Jared Loughner and mental illness

So, the guy who shot former Congresswoman Gabrielle Giffords in the head, taking around 20 other people out with her (dead, injured), pleaded guilty today. It means he gets life without parole instead of the death penalty.

I am NOT going to argue the death penalty here. I don't happen to believe it's a deterrent and I find it pretty well useless. (Hey, that's my opinion and this is my blog!) What I *do* want to work through is how I feel about this -- this case, my case.

Nope, I haven't gone on any shooting sprees, and I wouldn't -- if I kill anybody, I will limit it to myself. But this guy has spent over a year being force-fed psychotropics, after he was dx'd schizophrenic, and supposedly that's part of what made him competent to plead.

His psychiatrist said "he's become human" and has cried and apologized and shown remorse for his heinous act. The U.S. attorney general said he thought a trial would have just kept the wounds open, and that Loughner's "significant mental illness" was cause enough to toss him in the pokey, as my dad would say, until he dies.

Huh.

You know what? I have a "significant mental illness." Bipolar is considered up there with schizophrenia as one.

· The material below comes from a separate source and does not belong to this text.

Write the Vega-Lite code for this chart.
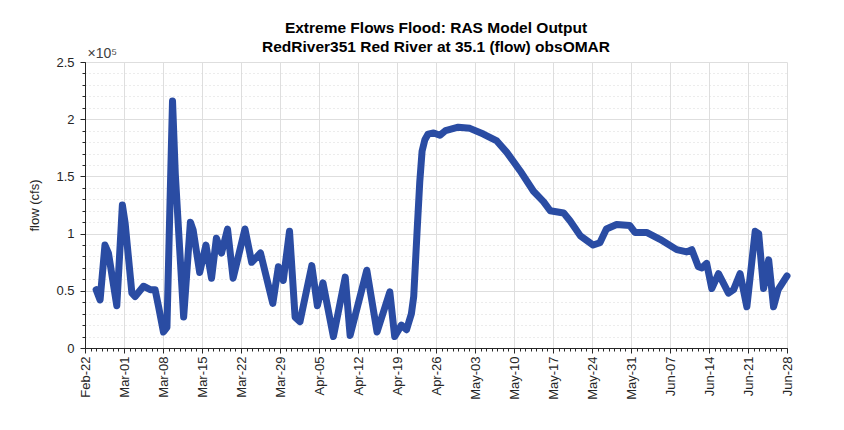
{
  "$schema": "https://vega.github.io/schema/vega-lite/v6.json",
  "width": 702,
  "height": 286,
  "autosize": "none",
  "padding": {"left": 85, "top": 62, "right": 57, "bottom": 82},
  "background": "white",
  "config": {
    "view": {"stroke": null},
    "font": "Liberation Sans"
  },
  "title": {
    "text": ["Extreme Flows Flood: RAS Model Output", "RedRiver351 Red River at 35.1 (flow) obsOMAR"],
    "frame": "group",
    "anchor": "middle",
    "fontSize": 15.5,
    "fontWeight": "bold",
    "color": "#000000",
    "lineHeight": 19,
    "offset": -9
  },
  "data": {
    "values": [
      {"t": "2015-02-24T00:00:00Z", "flow": 51000},
      {"t": "2015-02-24T17:00:00Z", "flow": 42000},
      {"t": "2015-02-25T14:00:00Z", "flow": 90000},
      {"t": "2015-02-26T05:00:00Z", "flow": 83000},
      {"t": "2015-02-27T17:00:00Z", "flow": 37000},
      {"t": "2015-02-28T17:00:00Z", "flow": 125000},
      {"t": "2015-03-01T05:00:00Z", "flow": 109000},
      {"t": "2015-03-02T10:00:00Z", "flow": 48000},
      {"t": "2015-03-03T00:00:00Z", "flow": 45000},
      {"t": "2015-03-04T12:00:00Z", "flow": 54000},
      {"t": "2015-03-05T17:00:00Z", "flow": 51000},
      {"t": "2015-03-06T14:00:00Z", "flow": 51000},
      {"t": "2015-03-07T05:00:00Z", "flow": 36000},
      {"t": "2015-03-08T02:00:00Z", "flow": 14000},
      {"t": "2015-03-08T17:00:00Z", "flow": 18000},
      {"t": "2015-03-09T17:00:00Z", "flow": 216000},
      {"t": "2015-03-10T05:00:00Z", "flow": 152000},
      {"t": "2015-03-11T17:00:00Z", "flow": 27000},
      {"t": "2015-03-12T22:00:00Z", "flow": 110000},
      {"t": "2015-03-13T10:00:00Z", "flow": 103000},
      {"t": "2015-03-14T14:00:00Z", "flow": 66000},
      {"t": "2015-03-15T17:00:00Z", "flow": 90000},
      {"t": "2015-03-16T17:00:00Z", "flow": 61000},
      {"t": "2015-03-17T14:00:00Z", "flow": 96000},
      {"t": "2015-03-18T12:00:00Z", "flow": 83000},
      {"t": "2015-03-19T14:00:00Z", "flow": 104000},
      {"t": "2015-03-20T14:00:00Z", "flow": 61000},
      {"t": "2015-03-22T17:00:00Z", "flow": 104000},
      {"t": "2015-03-23T22:00:00Z", "flow": 75000},
      {"t": "2015-03-25T12:00:00Z", "flow": 83000},
      {"t": "2015-03-27T17:00:00Z", "flow": 39000},
      {"t": "2015-03-28T17:00:00Z", "flow": 71000},
      {"t": "2015-03-29T14:00:00Z", "flow": 59000},
      {"t": "2015-03-30T17:00:00Z", "flow": 102000},
      {"t": "2015-03-31T17:00:00Z", "flow": 27000},
      {"t": "2015-04-01T14:00:00Z", "flow": 23000},
      {"t": "2015-04-03T17:00:00Z", "flow": 72000},
      {"t": "2015-04-04T17:00:00Z", "flow": 37000},
      {"t": "2015-04-05T17:00:00Z", "flow": 57000},
      {"t": "2015-04-07T14:00:00Z", "flow": 10000},
      {"t": "2015-04-09T17:00:00Z", "flow": 62000},
      {"t": "2015-04-10T14:00:00Z", "flow": 11000},
      {"t": "2015-04-13T14:00:00Z", "flow": 68000},
      {"t": "2015-04-15T10:00:00Z", "flow": 14000},
      {"t": "2015-04-17T17:00:00Z", "flow": 49000},
      {"t": "2015-04-18T14:00:00Z", "flow": 10000},
      {"t": "2015-04-19T19:00:00Z", "flow": 20000},
      {"t": "2015-04-20T17:00:00Z", "flow": 16000},
      {"t": "2015-04-21T14:00:00Z", "flow": 30000},
      {"t": "2015-04-22T00:00:00Z", "flow": 45000},
      {"t": "2015-04-22T14:00:00Z", "flow": 100000},
      {"t": "2015-04-23T02:00:00Z", "flow": 145000},
      {"t": "2015-04-23T12:00:00Z", "flow": 172000},
      {"t": "2015-04-24T00:00:00Z", "flow": 182000},
      {"t": "2015-04-24T14:00:00Z", "flow": 187000},
      {"t": "2015-04-25T14:00:00Z", "flow": 188000},
      {"t": "2015-04-26T17:00:00Z", "flow": 186000},
      {"t": "2015-04-27T17:00:00Z", "flow": 190000},
      {"t": "2015-04-30T00:00:00Z", "flow": 193000},
      {"t": "2015-05-02T02:00:00Z", "flow": 192000},
      {"t": "2015-05-04T12:00:00Z", "flow": 187000},
      {"t": "2015-05-06T22:00:00Z", "flow": 181000},
      {"t": "2015-05-08T17:00:00Z", "flow": 171000},
      {"t": "2015-05-11T02:00:00Z", "flow": 155000},
      {"t": "2015-05-13T12:00:00Z", "flow": 137000},
      {"t": "2015-05-15T07:00:00Z", "flow": 128000},
      {"t": "2015-05-16T12:00:00Z", "flow": 120000},
      {"t": "2015-05-18T22:00:00Z", "flow": 118000},
      {"t": "2015-05-20T02:00:00Z", "flow": 111000},
      {"t": "2015-05-21T22:00:00Z", "flow": 98000},
      {"t": "2015-05-24T05:00:00Z", "flow": 90000},
      {"t": "2015-05-25T10:00:00Z", "flow": 92000},
      {"t": "2015-05-26T14:00:00Z", "flow": 104000},
      {"t": "2015-05-28T10:00:00Z", "flow": 108000},
      {"t": "2015-05-30T19:00:00Z", "flow": 107000},
      {"t": "2015-05-31T17:00:00Z", "flow": 101000},
      {"t": "2015-06-02T19:00:00Z", "flow": 101000},
      {"t": "2015-06-05T05:00:00Z", "flow": 95000},
      {"t": "2015-06-08T05:00:00Z", "flow": 86000},
      {"t": "2015-06-10T00:00:00Z", "flow": 84000},
      {"t": "2015-06-10T22:00:00Z", "flow": 86000},
      {"t": "2015-06-12T02:00:00Z", "flow": 71000},
      {"t": "2015-06-12T17:00:00Z", "flow": 70000},
      {"t": "2015-06-13T14:00:00Z", "flow": 74000},
      {"t": "2015-06-14T12:00:00Z", "flow": 52000},
      {"t": "2015-06-15T17:00:00Z", "flow": 65000},
      {"t": "2015-06-17T12:00:00Z", "flow": 48000},
      {"t": "2015-06-18T10:00:00Z", "flow": 51000},
      {"t": "2015-06-19T14:00:00Z", "flow": 65000},
      {"t": "2015-06-20T19:00:00Z", "flow": 36000},
      {"t": "2015-06-22T07:00:00Z", "flow": 102000},
      {"t": "2015-06-22T22:00:00Z", "flow": 100000},
      {"t": "2015-06-23T19:00:00Z", "flow": 52000},
      {"t": "2015-06-24T17:00:00Z", "flow": 77000},
      {"t": "2015-06-25T14:00:00Z", "flow": 36000},
      {"t": "2015-06-26T10:00:00Z", "flow": 51000},
      {"t": "2015-06-28T00:00:00Z", "flow": 63000}
    ]
  },
  "layer": [
    {
      "mark": {"type": "line", "opacity": 0},
      "encoding": {
        "x": {
          "field": "t", "type": "temporal",
          "scale": {"type": "utc", "nice": false, "domain": [{"year": 2015, "month": 2, "date": 22, "utc": true}, {"year": 2015, "month": 6, "date": 28, "utc": true}]},
          "axis": {"orient": "bottom", "tickCount": {"interval": "day", "step": 1}, "labels": false, "domain": false, "grid": false, "ticks": true, "tickSize": 3, "tickColor": "#262626", "tickWidth": 1, "title": null}
        },
        "y": {
          "field": "flow", "type": "quantitative",
          "scale": {"domain": [0, 250000], "nice": false},
          "axis": {
            "orient": "left",
            "values": [0,10000,20000,30000,40000,50000,60000,70000,80000,90000,100000,110000,120000,130000,140000,150000,160000,170000,180000,190000,200000,210000,220000,230000,240000,250000],
            "labels": false, "domain": false, "grid": true, "gridColor": "#d9d9d9", "gridDash": [1, 3], "gridWidth": 1,
            "ticks": true, "tickSize": 3, "tickColor": "#262626",
            "title": "×10⁵", "titleAngle": 0, "titleX": 2, "titleY": -5, "titleAlign": "left", "titleBaseline": "alphabetic",
            "titleFontWeight": "normal", "titleFontSize": 14, "titleColor": "#404040", "titlePadding": 0
          }
        }
      }
    },
    {
      "mark": {"type": "line", "color": "#2a4ca3", "strokeWidth": 7, "strokeJoin": "round", "strokeCap": "round"},
      "encoding": {
        "x": {
          "field": "t", "type": "temporal",
          "scale": {"type": "utc", "nice": false, "domain": [{"year": 2015, "month": 2, "date": 22, "utc": true}, {"year": 2015, "month": 6, "date": 28, "utc": true}]},
          "axis": {
            "orient": "bottom",
            "tickCount": {"interval": "week", "step": 1}, "format": "%b-%d", "labelAngle": -90, "labelAlign": "right", "labelBaseline": "middle",
            "labelFontSize": 13, "labelColor": "#262626", "labelPadding": 3, "labelOverlap": false, "labelFlush": false,
            "domain": true, "domainColor": "#262626", "domainWidth": 1,
            "ticks": true, "tickSize": 5, "tickColor": "#262626",
            "grid": true, "gridColor": "#dedede", "gridWidth": 1, "title": null
          }
        },
        "y": {
          "field": "flow", "type": "quantitative",
          "scale": {"domain": [0, 250000], "nice": false},
          "axis": {
            "orient": "left",
            "values": [0, 50000, 100000, 150000, 200000, 250000],
            "labelExpr": "'' + datum.value / 100000",
            "labelFontSize": 13, "labelColor": "#262626", "labelPadding": 6,
            "domain": true, "domainColor": "#262626", "domainWidth": 1,
            "ticks": true, "tickSize": 5, "tickColor": "#262626",
            "grid": true, "gridColor": "#dedede", "gridWidth": 1,
            "title": "flow (cfs)", "titleFontSize": 13, "titleFontWeight": "normal", "titleColor": "#262626", "titlePadding": 14
          }
        }
      }
    }
  ],
  "resolve": {"axis": {"x": "independent", "y": "independent"}}
}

Better yet, my bipolar comes with psychotic features, meaning that yep, just like Jared Loughner, I hear voices. (Mine haven't told me to go on killing sprees, though, they just annoy me by having inane conversations in my head.) I don't know whether Loughner's psychosis also involves visual hallucinations, but mine does. (Sometimes they're funny, sometimes they're creepy. I loved the black dog one, though. Winston Churchill called his depression the black dog. I, currently in the midst of an episode I'm not sure how I'm going to make it through, saw a friendly big black dog at the top of my stairs the other night, even though the neighbors don't have any of those and my housemate and I have cats. I figure it's my fucked-up brain's way of trying to commiserate with Winnie.)

I just wonder if it's really an excuse. If I somehow snap and go do something evil, will my "significant mental illness" score me a get out of jail free card, so to speak? Will people dismiss it as "oh, she's just crazy, she can't help it"? Most of all -- do I really want to be defined that way??

I'm pretty sure the answer is no. The question is whether it's avoidable.